Task instructions
Output a verbatim copy of the data, cut off after the line that contains "from bokeh.core.properties import value".

Input
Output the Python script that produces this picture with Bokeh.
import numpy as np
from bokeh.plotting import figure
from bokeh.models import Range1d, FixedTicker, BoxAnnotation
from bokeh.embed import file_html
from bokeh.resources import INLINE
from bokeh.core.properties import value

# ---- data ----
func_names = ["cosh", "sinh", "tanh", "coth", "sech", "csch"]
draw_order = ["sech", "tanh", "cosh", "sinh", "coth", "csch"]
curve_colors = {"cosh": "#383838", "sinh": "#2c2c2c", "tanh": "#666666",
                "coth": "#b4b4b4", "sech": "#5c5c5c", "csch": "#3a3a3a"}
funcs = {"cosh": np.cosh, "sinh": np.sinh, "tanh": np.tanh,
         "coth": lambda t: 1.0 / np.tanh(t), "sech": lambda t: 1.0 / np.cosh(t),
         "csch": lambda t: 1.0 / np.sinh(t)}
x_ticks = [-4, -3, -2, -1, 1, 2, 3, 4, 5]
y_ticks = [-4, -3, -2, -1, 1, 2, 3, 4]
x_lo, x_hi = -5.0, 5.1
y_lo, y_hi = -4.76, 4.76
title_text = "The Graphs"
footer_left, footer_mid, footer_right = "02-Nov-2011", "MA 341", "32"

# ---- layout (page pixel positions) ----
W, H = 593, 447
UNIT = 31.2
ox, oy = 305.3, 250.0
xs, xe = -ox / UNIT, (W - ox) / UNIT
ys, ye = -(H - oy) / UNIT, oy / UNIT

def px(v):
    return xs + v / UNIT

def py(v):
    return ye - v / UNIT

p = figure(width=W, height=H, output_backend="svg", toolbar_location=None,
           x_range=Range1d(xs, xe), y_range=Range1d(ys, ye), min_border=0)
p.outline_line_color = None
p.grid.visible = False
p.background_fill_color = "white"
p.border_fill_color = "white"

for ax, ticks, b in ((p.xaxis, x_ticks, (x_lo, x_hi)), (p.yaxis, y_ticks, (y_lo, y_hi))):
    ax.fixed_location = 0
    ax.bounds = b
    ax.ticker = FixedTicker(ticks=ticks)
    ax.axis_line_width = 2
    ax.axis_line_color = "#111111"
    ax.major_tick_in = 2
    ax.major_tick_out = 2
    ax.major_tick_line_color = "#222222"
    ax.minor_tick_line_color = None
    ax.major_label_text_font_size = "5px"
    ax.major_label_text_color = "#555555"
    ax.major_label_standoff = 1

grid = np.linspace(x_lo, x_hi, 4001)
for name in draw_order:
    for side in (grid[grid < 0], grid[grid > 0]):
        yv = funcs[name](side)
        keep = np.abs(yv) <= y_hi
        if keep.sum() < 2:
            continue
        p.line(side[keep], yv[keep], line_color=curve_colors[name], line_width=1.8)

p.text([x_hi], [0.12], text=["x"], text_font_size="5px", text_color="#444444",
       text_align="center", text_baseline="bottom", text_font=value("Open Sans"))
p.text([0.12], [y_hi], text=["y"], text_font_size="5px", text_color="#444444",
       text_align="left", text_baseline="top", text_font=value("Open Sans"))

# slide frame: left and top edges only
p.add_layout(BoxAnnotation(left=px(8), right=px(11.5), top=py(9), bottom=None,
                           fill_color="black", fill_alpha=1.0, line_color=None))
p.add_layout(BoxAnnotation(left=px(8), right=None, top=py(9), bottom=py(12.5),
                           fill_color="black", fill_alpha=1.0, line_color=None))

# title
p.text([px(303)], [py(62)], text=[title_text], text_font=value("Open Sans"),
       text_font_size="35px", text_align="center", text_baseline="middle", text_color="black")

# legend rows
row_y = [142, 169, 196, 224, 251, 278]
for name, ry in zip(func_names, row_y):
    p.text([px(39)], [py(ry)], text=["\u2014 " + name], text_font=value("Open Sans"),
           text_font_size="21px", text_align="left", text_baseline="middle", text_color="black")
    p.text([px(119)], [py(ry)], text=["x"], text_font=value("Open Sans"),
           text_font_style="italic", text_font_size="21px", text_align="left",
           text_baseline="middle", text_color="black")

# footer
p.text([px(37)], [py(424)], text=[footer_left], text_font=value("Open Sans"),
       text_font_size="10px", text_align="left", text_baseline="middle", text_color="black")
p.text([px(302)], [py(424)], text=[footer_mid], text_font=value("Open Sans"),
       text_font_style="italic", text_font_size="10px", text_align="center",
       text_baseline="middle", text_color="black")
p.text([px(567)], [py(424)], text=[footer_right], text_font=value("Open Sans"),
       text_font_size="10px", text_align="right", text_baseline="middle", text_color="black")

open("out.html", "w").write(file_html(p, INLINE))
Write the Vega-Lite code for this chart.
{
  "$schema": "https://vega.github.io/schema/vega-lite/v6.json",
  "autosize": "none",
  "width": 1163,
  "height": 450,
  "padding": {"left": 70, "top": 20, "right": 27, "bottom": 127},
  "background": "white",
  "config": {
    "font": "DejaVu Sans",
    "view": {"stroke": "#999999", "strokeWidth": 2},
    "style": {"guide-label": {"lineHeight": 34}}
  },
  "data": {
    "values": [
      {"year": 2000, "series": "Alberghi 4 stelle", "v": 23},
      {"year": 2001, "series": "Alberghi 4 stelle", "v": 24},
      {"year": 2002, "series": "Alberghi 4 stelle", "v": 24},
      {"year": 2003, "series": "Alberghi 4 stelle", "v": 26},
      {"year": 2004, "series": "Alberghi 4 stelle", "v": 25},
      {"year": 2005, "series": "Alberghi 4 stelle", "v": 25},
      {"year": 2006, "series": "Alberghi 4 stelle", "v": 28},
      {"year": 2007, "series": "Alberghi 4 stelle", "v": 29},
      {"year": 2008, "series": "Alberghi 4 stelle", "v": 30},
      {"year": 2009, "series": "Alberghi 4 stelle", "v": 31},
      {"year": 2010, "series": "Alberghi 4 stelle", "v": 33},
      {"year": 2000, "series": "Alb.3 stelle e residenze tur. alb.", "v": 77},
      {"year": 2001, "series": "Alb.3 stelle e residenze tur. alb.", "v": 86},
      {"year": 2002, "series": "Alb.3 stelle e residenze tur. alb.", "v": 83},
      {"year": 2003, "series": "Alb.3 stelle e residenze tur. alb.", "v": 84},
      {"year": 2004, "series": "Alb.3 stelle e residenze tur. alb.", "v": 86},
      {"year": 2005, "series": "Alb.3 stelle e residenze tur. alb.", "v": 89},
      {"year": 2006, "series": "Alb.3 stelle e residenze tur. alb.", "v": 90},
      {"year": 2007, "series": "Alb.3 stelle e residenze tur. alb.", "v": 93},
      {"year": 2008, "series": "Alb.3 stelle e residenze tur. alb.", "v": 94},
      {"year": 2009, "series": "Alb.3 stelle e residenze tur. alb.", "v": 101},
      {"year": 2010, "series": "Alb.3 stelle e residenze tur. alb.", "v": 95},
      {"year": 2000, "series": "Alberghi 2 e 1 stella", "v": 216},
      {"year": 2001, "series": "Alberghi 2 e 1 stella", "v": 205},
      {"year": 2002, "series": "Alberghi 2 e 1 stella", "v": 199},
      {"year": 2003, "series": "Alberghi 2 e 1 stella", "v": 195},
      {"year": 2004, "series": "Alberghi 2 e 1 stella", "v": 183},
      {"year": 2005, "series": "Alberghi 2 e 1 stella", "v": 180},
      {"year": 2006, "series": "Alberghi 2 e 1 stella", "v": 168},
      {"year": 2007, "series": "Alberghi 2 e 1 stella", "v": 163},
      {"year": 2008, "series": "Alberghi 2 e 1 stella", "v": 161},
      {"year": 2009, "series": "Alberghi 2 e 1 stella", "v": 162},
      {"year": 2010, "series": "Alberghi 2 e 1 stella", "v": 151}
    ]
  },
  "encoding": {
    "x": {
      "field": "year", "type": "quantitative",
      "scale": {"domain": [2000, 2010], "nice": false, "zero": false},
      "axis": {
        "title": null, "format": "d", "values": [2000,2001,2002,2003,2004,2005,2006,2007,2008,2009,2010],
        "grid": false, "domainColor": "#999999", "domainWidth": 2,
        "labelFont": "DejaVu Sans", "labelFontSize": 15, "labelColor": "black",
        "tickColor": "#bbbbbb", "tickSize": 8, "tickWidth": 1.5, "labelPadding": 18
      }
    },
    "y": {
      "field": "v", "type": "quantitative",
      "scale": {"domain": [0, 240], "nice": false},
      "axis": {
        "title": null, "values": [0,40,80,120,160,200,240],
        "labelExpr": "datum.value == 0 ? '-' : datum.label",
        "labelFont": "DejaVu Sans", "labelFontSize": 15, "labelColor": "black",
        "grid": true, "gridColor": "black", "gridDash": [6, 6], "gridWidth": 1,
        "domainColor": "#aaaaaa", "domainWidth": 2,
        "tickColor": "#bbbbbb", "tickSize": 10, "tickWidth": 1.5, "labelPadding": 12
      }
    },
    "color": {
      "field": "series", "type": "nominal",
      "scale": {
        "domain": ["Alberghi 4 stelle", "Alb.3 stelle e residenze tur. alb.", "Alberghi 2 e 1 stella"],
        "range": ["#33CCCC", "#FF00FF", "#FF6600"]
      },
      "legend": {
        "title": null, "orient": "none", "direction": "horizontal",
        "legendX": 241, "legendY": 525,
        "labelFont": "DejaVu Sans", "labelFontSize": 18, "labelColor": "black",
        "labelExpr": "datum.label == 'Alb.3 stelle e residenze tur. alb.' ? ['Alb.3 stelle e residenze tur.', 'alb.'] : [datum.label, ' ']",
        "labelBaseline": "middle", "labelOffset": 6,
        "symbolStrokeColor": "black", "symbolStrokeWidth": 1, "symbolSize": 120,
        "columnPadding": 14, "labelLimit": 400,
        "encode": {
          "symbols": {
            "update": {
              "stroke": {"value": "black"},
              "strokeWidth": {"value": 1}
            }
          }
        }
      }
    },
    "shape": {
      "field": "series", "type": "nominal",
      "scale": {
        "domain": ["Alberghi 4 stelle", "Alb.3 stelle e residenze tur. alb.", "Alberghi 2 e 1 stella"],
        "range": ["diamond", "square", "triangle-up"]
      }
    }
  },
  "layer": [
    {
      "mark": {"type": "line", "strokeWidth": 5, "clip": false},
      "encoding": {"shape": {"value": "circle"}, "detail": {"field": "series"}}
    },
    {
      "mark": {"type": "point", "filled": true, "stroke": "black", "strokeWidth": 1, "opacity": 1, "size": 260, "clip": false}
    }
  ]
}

Solution to the exercise
Output the Python script that produces this picture with Bokeh.
import numpy as np
from bokeh.plotting import figure
from bokeh.models import Range1d, FixedTicker, BoxAnnotation
from bokeh.embed import file_html
from bokeh.resources import INLINE
from bokeh.core.properties import value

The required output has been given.